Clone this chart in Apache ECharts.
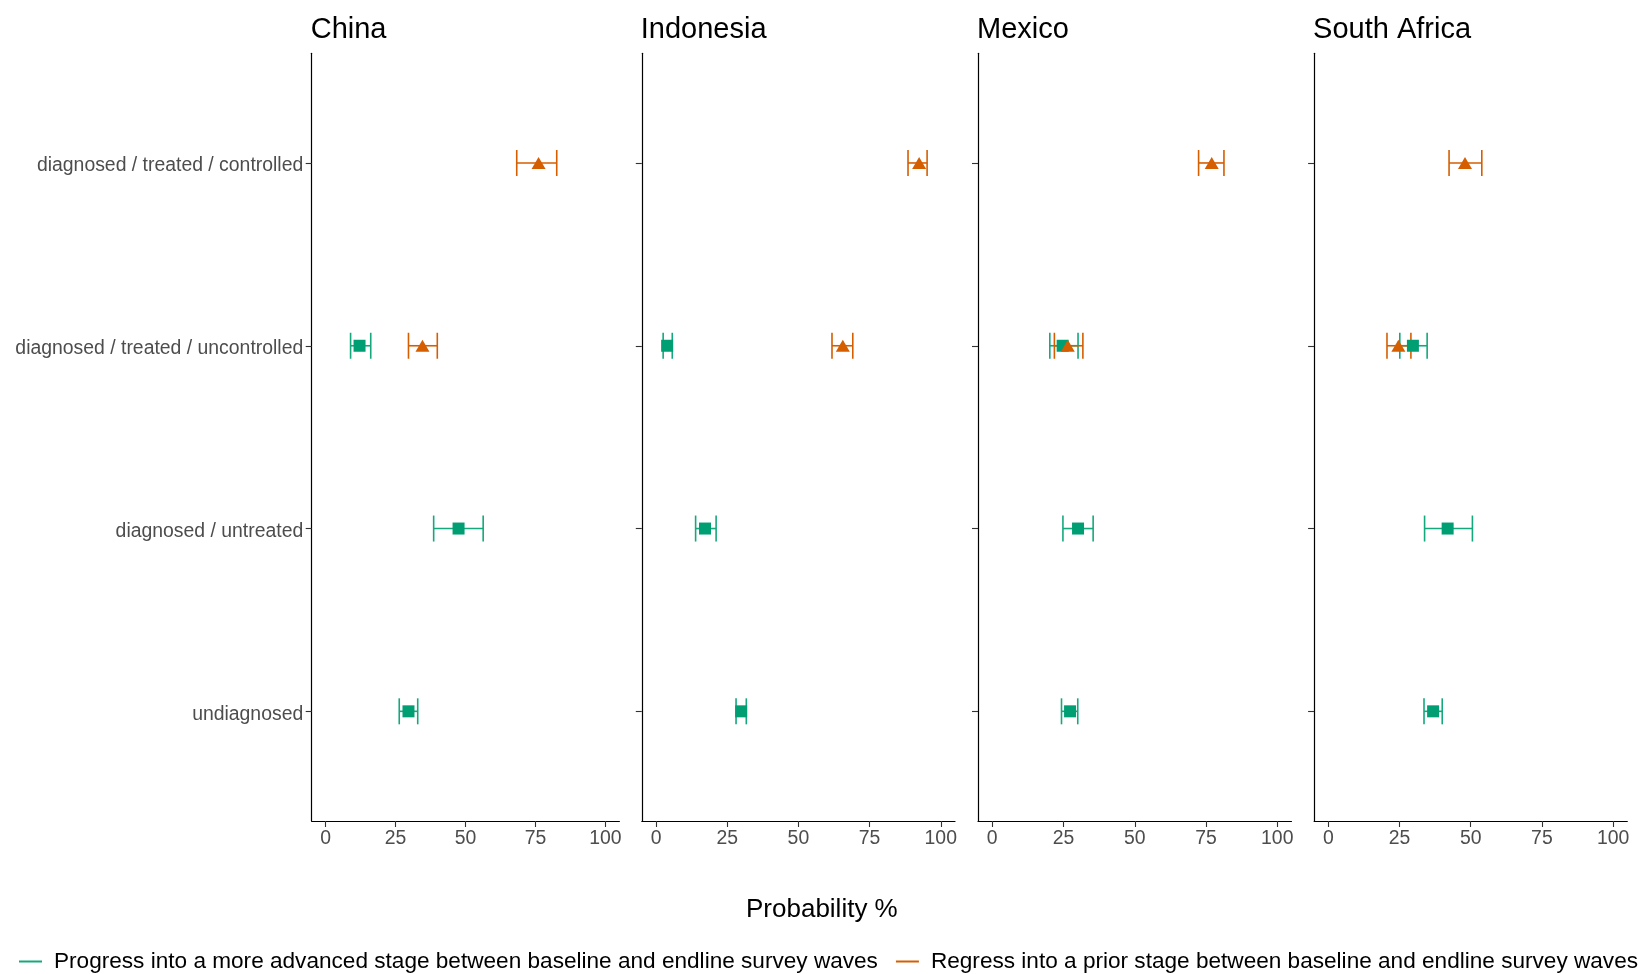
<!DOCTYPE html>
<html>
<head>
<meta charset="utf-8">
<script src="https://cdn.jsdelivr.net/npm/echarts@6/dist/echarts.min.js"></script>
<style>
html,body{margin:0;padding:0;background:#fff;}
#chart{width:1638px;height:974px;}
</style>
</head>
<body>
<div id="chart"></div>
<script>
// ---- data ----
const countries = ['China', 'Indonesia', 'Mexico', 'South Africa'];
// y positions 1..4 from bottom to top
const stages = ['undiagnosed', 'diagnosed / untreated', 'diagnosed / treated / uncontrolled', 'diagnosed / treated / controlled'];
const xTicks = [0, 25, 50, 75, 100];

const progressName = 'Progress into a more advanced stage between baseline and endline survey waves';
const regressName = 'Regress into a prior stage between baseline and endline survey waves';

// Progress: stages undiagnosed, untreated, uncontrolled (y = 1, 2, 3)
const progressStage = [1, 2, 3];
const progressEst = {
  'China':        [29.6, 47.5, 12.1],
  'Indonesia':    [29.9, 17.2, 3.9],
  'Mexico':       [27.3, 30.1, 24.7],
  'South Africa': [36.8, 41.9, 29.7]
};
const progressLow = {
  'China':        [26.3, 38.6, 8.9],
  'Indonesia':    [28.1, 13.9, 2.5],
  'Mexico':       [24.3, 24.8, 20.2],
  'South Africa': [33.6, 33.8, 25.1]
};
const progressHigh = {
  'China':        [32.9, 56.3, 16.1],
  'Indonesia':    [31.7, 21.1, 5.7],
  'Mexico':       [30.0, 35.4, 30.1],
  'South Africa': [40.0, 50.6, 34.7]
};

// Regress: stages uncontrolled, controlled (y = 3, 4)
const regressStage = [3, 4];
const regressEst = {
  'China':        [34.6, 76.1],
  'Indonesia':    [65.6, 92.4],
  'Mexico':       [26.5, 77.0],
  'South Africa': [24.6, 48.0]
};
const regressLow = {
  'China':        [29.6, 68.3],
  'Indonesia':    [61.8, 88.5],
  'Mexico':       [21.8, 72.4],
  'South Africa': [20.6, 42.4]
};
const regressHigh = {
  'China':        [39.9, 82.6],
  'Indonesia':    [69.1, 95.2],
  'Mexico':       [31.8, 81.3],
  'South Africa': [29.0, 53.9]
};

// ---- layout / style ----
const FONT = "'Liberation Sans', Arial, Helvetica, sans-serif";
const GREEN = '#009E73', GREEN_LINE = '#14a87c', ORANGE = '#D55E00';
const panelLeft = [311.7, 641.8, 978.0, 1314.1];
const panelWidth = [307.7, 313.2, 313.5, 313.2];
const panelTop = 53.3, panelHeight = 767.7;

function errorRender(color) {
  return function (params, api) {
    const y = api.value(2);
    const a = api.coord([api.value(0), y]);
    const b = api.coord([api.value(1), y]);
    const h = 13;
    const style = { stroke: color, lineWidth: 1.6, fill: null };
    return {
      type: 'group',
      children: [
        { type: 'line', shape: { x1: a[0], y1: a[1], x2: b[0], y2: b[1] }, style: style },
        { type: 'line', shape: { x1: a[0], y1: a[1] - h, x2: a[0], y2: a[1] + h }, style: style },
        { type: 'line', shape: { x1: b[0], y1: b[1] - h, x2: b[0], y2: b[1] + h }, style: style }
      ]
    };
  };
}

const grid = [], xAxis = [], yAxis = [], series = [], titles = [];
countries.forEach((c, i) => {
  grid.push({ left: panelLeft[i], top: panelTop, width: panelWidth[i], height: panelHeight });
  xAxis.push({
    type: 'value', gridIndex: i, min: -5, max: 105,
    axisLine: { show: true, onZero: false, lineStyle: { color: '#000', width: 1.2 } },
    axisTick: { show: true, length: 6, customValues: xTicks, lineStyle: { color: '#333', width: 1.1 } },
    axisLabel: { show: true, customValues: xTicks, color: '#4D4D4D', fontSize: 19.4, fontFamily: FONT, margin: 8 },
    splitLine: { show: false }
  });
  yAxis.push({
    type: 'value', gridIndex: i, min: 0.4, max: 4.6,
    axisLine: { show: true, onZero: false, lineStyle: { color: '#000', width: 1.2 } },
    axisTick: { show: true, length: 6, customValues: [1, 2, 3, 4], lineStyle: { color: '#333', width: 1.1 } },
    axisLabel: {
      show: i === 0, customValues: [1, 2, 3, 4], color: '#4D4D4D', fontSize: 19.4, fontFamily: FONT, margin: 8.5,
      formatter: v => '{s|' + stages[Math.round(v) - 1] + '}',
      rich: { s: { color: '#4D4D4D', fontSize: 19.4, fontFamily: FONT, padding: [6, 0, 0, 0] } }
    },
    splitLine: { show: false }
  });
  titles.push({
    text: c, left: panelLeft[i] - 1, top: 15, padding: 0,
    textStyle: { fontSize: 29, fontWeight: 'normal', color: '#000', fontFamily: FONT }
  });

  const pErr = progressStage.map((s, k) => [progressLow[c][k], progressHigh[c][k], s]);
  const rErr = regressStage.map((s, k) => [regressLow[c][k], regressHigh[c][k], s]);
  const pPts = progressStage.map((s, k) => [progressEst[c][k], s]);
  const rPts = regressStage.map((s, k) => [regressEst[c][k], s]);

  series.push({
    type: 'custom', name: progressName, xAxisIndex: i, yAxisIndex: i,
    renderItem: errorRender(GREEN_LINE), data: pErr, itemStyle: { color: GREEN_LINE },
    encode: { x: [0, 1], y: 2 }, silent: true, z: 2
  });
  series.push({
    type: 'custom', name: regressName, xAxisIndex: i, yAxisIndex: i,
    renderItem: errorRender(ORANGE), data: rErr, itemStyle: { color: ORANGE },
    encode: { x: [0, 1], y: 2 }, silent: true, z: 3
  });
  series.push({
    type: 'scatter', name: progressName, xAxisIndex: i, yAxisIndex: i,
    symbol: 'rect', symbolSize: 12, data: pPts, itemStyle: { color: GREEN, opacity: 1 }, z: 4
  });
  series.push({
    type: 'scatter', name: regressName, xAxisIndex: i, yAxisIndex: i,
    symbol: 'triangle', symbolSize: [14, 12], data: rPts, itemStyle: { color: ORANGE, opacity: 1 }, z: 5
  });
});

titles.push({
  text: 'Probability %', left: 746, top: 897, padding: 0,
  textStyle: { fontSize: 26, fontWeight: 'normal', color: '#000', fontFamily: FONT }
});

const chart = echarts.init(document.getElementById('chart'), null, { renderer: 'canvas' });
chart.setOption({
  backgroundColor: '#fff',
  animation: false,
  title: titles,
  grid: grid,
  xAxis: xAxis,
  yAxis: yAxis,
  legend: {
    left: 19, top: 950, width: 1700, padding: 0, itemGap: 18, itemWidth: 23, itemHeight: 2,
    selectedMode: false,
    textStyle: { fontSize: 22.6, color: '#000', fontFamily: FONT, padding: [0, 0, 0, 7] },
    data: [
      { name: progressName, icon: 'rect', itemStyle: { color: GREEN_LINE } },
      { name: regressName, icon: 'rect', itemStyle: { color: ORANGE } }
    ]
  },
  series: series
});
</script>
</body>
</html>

> To be done:
All of the data above should be quoted exactly, except for the pictures.

> Result of this task:
Clone this chart in Apache ECharts.
<!DOCTYPE html>
<html>
<head>
<meta charset="utf-8">
<script src="https://cdn.jsdelivr.net/npm/echarts@6/dist/echarts.min.js"></script>
<style>
html,body{margin:0;padding:0;background:#fff;}
#chart{width:1638px;height:974px;}
</style>
</head>
<body>
<div id="chart"></div>
<script>
// ---- data ----
const countries = ['China', 'Indonesia', 'Mexico', 'South Africa'];
// y positions 1..4 from bottom to top
const stages = ['undiagnosed', 'diagnosed / untreated', 'diagnosed / treated / uncontrolled', 'diagnosed / treated / controlled'];
const xTicks = [0, 25, 50, 75, 100];

const progressName = 'Progress into a more advanced stage between baseline and endline survey waves';
const regressName = 'Regress into a prior stage between baseline and endline survey waves';

// Progress: stages undiagnosed, untreated, uncontrolled (y = 1, 2, 3)
const progressStage = [1, 2, 3];
const progressEst = {
  'China':        [29.6, 47.5, 12.1],
  'Indonesia':    [29.9, 17.2, 3.9],
  'Mexico':       [27.3, 30.1, 24.7],
  'South Africa': [36.8, 41.9, 29.7]
};
const progressLow = {
  'China':        [26.3, 38.6, 8.9],
  'Indonesia':    [28.1, 13.9, 2.5],
  'Mexico':       [24.3, 24.8, 20.2],
  'South Africa': [33.6, 33.8, 25.1]
};
const progressHigh = {
  'China':        [32.9, 56.3, 16.1],
  'Indonesia':    [31.7, 21.1, 5.7],
  'Mexico':       [30.0, 35.4, 30.1],
  'South Africa': [40.0, 50.6, 34.7]
};

// Regress: stages uncontrolled, controlled (y = 3, 4)
const regressStage = [3, 4];
const regressEst = {
  'China':        [34.6, 76.1],
  'Indonesia':    [65.6, 92.4],
  'Mexico':       [26.5, 77.0],
  'South Africa': [24.6, 48.0]
};
const regressLow = {
  'China':        [29.6, 68.3],
  'Indonesia':    [61.8, 88.5],
  'Mexico':       [21.8, 72.4],
  'South Africa': [20.6, 42.4]
};
const regressHigh = {
  'China':        [39.9, 82.6],
  'Indonesia':    [69.1, 95.2],
  'Mexico':       [31.8, 81.3],
  'South Africa': [29.0, 53.9]
};

// ---- layout / style ----
const FONT = "'Liberation Sans', Arial, Helvetica, sans-serif";
const GREEN = '#009E73', GREEN_LINE = '#14a87c', ORANGE = '#D55E00';
const panelLeft = [311.7, 641.8, 978.0, 1314.1];
const panelWidth = [307.7, 313.2, 313.5, 313.2];
const panelTop = 53.3, panelHeight = 767.7;

function errorRender(color) {
  return function (params, api) {
    const y = api.value(2);
    const a = api.coord([api.value(0), y]);
    const b = api.coord([api.value(1), y]);
    const h = 13;
    const style = { stroke: color, lineWidth: 1.6, fill: null };
    return {
      type: 'group',
      children: [
        { type: 'line', shape: { x1: a[0], y1: a[1], x2: b[0], y2: b[1] }, style: style },
        { type: 'line', shape: { x1: a[0], y1: a[1] - h, x2: a[0], y2: a[1] + h }, style: style },
        { type: 'line', shape: { x1: b[0], y1: b[1] - h, x2: b[0], y2: b[1] + h }, style: style }
      ]
    };
  };
}

const grid = [], xAxis = [], yAxis = [], series = [], titles = [];
countries.forEach((c, i) => {
  grid.push({ left: panelLeft[i], top: panelTop, width: panelWidth[i], height: panelHeight });
  xAxis.push({
    type: 'value', gridIndex: i, min: -5, max: 105,
    axisLine: { show: true, onZero: false, lineStyle: { color: '#000', width: 1.2 } },
    axisTick: { show: true, length: 6, customValues: xTicks, lineStyle: { color: '#333', width: 1.1 } },
    axisLabel: { show: true, customValues: xTicks, color: '#4D4D4D', fontSize: 19.4, fontFamily: FONT, margin: 8 },
    splitLine: { show: false }
  });
  yAxis.push({
    type: 'value', gridIndex: i, min: 0.4, max: 4.6,
    axisLine: { show: true, onZero: false, lineStyle: { color: '#000', width: 1.2 } },
    axisTick: { show: true, length: 6, customValues: [1, 2, 3, 4], lineStyle: { color: '#333', width: 1.1 } },
    axisLabel: {
      show: i === 0, customValues: [1, 2, 3, 4], color: '#4D4D4D', fontSize: 19.4, fontFamily: FONT, margin: 8.5,
      formatter: v => '{s|' + stages[Math.round(v) - 1] + '}',
      rich: { s: { color: '#4D4D4D', fontSize: 19.4, fontFamily: FONT, padding: [6, 0, 0, 0] } }
    },
    splitLine: { show: false }
  });
  titles.push({
    text: c, left: panelLeft[i] - 1, top: 15, padding: 0,
    textStyle: { fontSize: 29, fontWeight: 'normal', color: '#000', fontFamily: FONT }
  });

  const pErr = progressStage.map((s, k) => [progressLow[c][k], progressHigh[c][k], s]);
  const rErr = regressStage.map((s, k) => [regressLow[c][k], regressHigh[c][k], s]);
  const pPts = progressStage.map((s, k) => [progressEst[c][k], s]);
  const rPts = regressStage.map((s, k) => [regressEst[c][k], s]);

  series.push({
    type: 'custom', name: progressName, xAxisIndex: i, yAxisIndex: i,
    renderItem: errorRender(GREEN_LINE), data: pErr, itemStyle: { color: GREEN_LINE },
    encode: { x: [0, 1], y: 2 }, silent: true, z: 2
  });
  series.push({
    type: 'custom', name: regressName, xAxisIndex: i, yAxisIndex: i,
    renderItem: errorRender(ORANGE), data: rErr, itemStyle: { color: ORANGE },
    encode: { x: [0, 1], y: 2 }, silent: true, z: 3
  });
  series.push({
    type: 'scatter', name: progressName, xAxisIndex: i, yAxisIndex: i,
    symbol: 'rect', symbolSize: 12, data: pPts, itemStyle: { color: GREEN, opacity: 1 }, z: 4
  });
  series.push({
    type: 'scatter', name: regressName, xAxisIndex: i, yAxisIndex: i,
    symbol: 'triangle', symbolSize: [14, 12], data: rPts, itemStyle: { color: ORANGE, opacity: 1 }, z: 5
  });
});

titles.push({
  text: 'Probability %', left: 746, top: 897, padding: 0,
  textStyle: { fontSize: 26, fontWeight: 'normal', color: '#000', fontFamily: FONT }
});

const chart = echarts.init(document.getElementById('chart'), null, { renderer: 'canvas' });
chart.setOption({
  backgroundColor: '#fff',
  animation: false,
  title: titles,
  grid: grid,
  xAxis: xAxis,
  yAxis: yAxis,
  legend: {
    left: 19, top: 950, width: 1700, padding: 0, itemGap: 18, itemWidth: 23, itemHeight: 2,
    selectedMode: false,
    textStyle: { fontSize: 22.6, color: '#000', fontFamily: FONT, padding: [0, 0, 0, 7] },
    data: [
      { name: progressName, icon: 'rect', itemStyle: { color: GREEN_LINE } },
      { name: regressName, icon: 'rect', itemStyle: { color: ORANGE } }
    ]
  },
  series: series
});
</script>
</body>
</html>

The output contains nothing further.